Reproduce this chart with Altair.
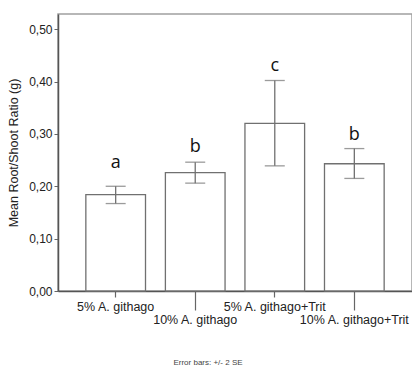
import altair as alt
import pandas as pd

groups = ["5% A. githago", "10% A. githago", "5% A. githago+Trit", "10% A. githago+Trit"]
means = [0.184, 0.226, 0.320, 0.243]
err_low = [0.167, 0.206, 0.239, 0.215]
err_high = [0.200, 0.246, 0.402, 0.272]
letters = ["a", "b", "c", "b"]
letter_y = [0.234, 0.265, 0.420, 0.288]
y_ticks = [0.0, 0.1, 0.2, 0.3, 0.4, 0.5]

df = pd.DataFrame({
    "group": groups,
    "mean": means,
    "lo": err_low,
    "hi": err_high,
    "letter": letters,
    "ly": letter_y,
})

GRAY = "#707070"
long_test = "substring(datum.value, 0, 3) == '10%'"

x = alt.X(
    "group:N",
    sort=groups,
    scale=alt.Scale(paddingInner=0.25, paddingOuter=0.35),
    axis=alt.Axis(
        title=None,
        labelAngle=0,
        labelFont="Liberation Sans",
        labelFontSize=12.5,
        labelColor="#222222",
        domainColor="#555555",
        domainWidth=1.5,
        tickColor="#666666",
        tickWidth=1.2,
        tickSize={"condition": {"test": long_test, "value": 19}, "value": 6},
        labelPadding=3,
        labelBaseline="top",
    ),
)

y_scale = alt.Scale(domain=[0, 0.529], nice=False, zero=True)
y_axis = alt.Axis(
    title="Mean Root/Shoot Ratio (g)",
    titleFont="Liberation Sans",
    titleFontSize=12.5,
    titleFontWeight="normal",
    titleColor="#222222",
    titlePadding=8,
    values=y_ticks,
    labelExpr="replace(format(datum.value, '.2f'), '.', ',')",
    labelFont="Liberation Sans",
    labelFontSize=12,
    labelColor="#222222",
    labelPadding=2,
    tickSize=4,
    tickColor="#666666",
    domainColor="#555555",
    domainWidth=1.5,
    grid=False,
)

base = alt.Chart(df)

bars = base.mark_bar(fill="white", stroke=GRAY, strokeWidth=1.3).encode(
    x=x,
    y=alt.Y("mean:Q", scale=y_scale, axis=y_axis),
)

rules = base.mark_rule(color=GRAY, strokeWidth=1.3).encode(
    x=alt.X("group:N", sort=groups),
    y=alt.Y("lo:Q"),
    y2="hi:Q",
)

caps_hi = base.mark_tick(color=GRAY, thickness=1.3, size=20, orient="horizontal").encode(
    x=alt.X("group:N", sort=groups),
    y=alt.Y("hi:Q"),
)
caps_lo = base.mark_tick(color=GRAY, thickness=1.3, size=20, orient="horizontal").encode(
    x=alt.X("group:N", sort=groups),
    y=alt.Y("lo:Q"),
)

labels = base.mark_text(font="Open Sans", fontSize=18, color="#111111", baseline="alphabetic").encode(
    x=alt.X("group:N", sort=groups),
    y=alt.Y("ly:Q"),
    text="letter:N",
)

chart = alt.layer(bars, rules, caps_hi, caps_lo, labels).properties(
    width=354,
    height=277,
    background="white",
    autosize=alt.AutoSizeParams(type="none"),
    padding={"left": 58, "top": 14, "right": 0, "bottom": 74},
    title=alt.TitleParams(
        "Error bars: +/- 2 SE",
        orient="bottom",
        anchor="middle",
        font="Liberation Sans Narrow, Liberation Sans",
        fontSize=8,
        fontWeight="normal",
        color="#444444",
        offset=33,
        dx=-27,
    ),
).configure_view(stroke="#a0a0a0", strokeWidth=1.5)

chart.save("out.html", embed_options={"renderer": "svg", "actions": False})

...

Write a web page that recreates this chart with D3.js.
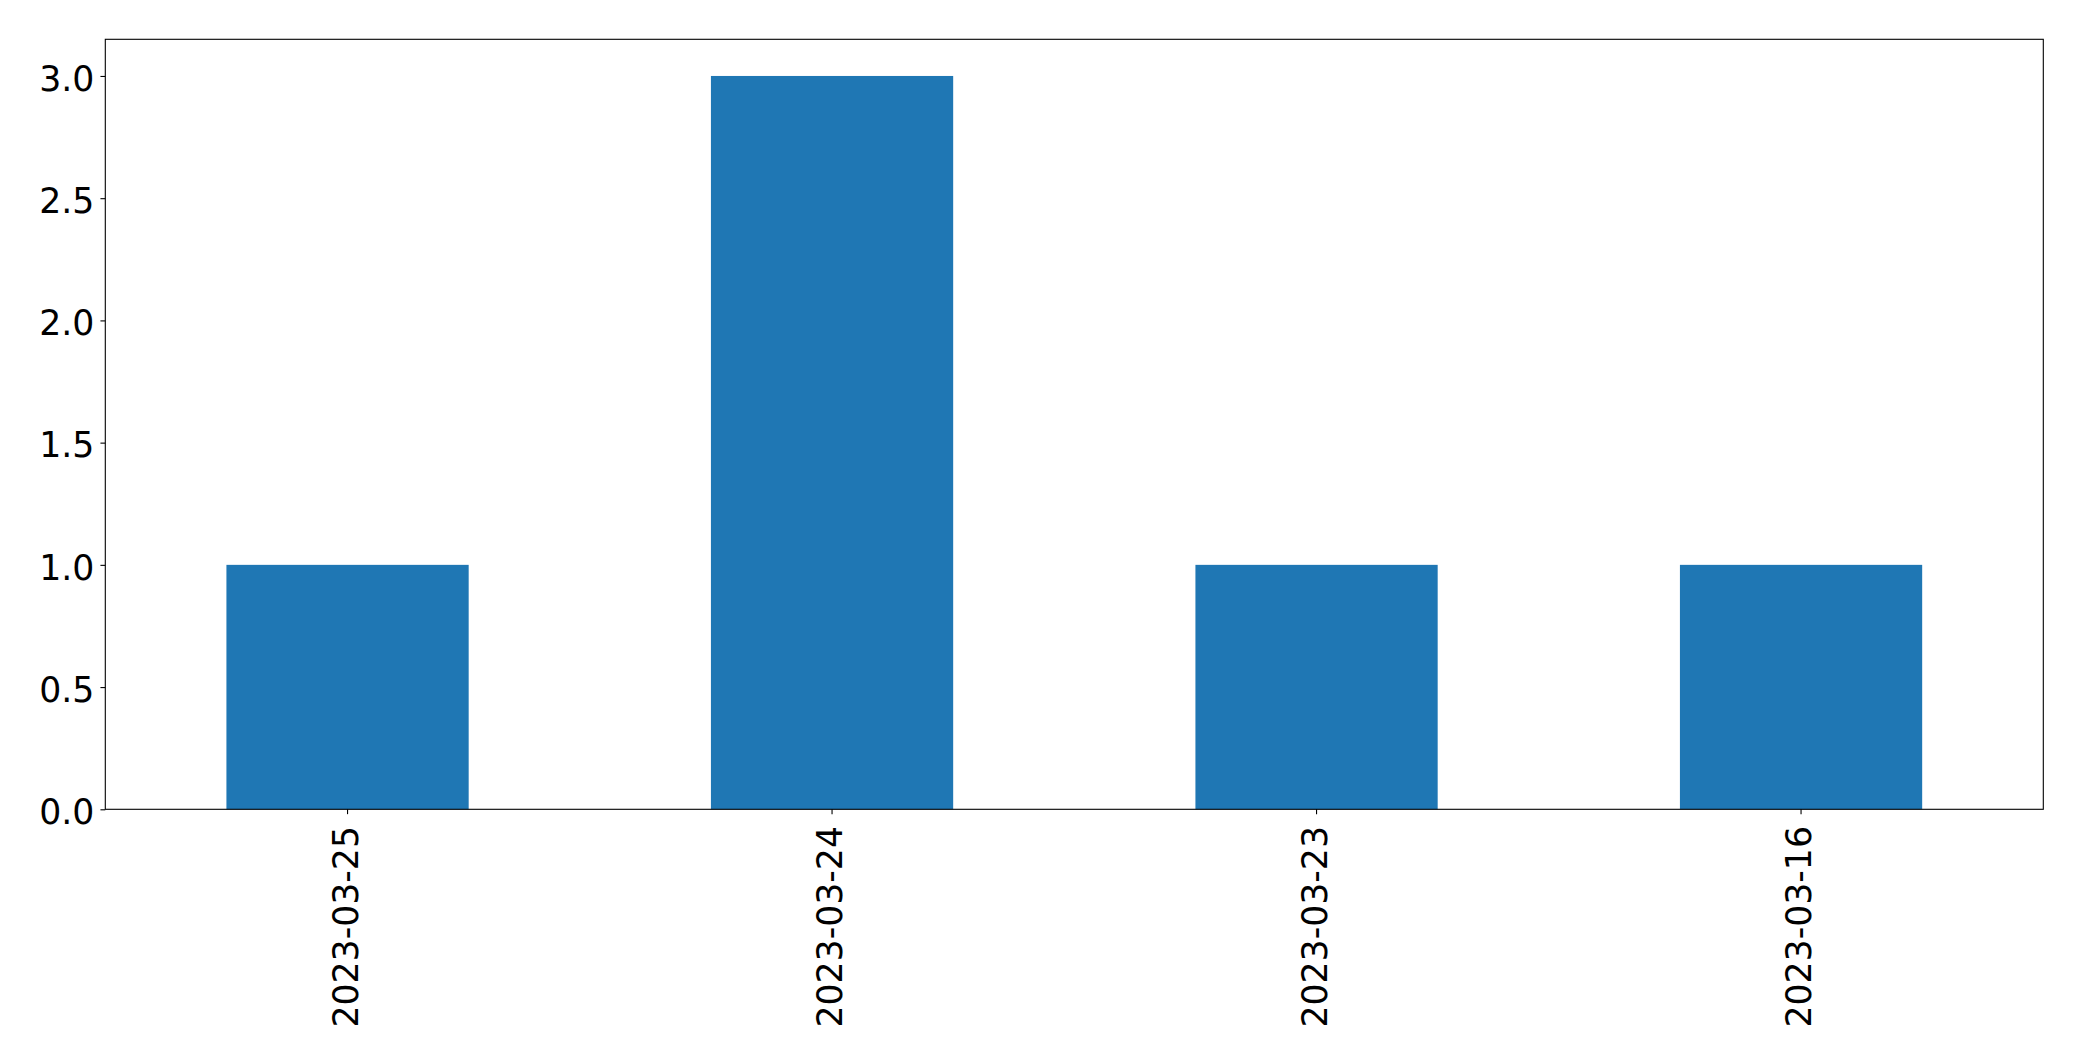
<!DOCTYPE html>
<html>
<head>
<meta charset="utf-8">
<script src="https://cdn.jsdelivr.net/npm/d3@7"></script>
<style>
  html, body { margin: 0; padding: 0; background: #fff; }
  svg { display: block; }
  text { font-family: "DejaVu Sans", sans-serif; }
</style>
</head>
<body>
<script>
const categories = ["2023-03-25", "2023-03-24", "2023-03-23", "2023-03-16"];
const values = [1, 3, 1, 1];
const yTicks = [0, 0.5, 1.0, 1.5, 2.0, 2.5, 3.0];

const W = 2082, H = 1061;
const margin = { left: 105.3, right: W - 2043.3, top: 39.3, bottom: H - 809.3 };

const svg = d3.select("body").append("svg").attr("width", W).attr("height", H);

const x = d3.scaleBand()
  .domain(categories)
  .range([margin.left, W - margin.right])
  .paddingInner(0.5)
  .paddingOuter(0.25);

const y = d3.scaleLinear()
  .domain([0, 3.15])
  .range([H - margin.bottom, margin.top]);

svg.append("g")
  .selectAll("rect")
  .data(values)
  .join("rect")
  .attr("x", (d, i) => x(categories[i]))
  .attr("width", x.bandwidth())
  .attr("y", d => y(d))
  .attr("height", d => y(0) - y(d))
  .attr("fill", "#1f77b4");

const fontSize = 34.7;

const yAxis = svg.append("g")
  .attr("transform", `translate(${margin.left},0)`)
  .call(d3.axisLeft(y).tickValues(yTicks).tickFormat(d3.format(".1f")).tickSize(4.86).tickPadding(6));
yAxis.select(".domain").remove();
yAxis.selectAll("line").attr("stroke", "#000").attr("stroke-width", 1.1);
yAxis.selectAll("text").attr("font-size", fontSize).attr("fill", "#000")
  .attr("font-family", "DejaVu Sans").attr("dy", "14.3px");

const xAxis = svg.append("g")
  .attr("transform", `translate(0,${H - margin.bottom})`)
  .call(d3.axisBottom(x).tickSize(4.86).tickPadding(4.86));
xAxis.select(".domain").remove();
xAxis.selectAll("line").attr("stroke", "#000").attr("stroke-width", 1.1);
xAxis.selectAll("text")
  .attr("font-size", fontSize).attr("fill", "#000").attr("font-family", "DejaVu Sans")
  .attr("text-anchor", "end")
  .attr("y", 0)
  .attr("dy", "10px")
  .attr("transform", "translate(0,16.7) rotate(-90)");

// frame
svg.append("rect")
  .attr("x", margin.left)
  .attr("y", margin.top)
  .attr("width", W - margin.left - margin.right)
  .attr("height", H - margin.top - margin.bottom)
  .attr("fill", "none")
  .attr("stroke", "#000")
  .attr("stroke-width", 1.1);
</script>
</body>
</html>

==

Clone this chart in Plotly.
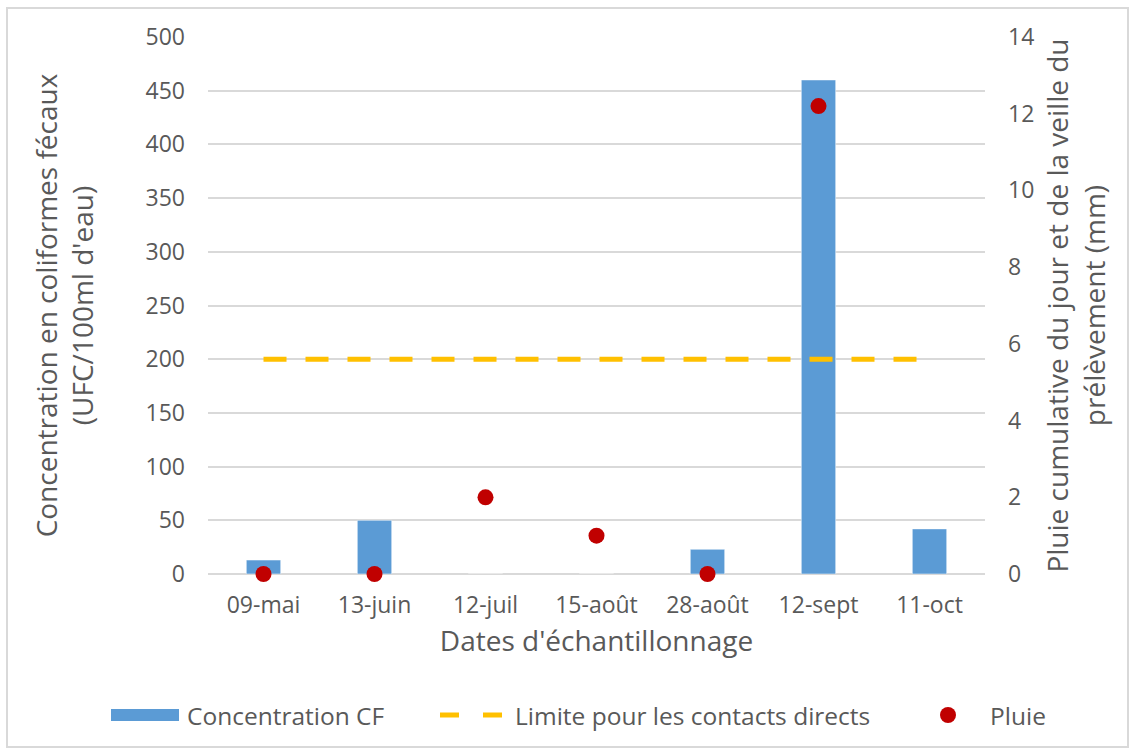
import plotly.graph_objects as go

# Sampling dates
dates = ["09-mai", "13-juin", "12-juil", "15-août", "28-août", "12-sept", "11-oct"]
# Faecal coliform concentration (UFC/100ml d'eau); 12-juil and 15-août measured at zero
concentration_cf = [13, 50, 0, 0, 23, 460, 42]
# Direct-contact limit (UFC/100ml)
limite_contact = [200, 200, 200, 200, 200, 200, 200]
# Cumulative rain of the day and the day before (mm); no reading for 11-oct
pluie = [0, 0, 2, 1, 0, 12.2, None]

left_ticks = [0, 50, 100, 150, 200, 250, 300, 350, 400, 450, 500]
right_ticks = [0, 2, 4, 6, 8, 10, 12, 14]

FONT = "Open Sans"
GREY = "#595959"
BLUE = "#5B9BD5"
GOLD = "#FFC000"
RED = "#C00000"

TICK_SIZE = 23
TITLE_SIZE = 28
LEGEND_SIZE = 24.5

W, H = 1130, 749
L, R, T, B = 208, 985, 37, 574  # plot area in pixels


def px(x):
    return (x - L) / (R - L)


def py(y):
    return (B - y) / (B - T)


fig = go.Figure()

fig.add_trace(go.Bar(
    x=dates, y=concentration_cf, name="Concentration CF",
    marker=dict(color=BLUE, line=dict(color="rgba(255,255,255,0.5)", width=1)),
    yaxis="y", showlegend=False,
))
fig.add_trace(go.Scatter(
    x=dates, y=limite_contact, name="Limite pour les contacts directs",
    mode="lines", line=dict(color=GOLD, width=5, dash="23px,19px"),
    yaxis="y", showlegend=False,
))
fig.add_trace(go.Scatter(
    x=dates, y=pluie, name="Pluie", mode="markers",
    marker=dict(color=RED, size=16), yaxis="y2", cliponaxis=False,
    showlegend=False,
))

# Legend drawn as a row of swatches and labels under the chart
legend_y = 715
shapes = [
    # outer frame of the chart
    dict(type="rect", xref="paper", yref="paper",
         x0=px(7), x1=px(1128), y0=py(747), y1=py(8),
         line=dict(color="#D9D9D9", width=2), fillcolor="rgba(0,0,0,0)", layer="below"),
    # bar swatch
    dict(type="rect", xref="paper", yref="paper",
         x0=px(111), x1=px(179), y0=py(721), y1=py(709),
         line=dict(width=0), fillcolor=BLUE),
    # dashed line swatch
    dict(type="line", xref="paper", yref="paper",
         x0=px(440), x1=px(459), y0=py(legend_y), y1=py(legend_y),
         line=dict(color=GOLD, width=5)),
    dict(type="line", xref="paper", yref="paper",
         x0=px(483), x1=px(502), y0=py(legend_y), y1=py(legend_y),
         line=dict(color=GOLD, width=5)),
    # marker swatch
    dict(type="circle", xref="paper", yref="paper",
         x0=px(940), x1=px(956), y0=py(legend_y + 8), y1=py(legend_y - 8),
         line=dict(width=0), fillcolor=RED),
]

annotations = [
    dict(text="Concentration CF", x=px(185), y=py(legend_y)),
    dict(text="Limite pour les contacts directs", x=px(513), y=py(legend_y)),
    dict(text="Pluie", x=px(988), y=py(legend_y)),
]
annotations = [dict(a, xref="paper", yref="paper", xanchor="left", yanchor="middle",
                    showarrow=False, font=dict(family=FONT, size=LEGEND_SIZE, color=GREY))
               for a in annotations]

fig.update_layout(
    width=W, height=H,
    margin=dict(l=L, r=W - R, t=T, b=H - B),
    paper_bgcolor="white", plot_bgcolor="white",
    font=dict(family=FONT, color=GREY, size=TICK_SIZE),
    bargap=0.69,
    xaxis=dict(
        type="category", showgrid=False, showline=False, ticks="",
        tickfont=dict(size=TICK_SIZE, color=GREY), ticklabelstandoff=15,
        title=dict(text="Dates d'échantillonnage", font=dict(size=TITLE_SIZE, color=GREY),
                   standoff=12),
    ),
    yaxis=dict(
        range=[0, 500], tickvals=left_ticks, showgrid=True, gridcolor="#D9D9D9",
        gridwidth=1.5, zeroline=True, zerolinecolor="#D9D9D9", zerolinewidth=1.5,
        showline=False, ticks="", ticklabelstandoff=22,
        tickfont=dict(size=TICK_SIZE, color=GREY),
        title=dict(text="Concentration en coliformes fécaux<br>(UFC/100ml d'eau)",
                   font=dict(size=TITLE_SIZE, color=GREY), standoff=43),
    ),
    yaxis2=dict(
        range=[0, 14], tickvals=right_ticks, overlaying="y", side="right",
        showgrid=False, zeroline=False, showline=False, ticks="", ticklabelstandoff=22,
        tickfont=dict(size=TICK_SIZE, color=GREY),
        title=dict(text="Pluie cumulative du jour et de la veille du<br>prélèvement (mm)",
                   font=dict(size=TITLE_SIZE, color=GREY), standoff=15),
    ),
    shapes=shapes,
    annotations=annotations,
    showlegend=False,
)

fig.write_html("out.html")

## [AIM]
Above are some entries. Restate word for word the lines from the one holding "Reproduce this chart with Altair." through the one holding "import pandas as pd", but not the pictures.

## [THE ANSWER]
Reproduce this chart with Altair.
import altair as alt
import pandas as pd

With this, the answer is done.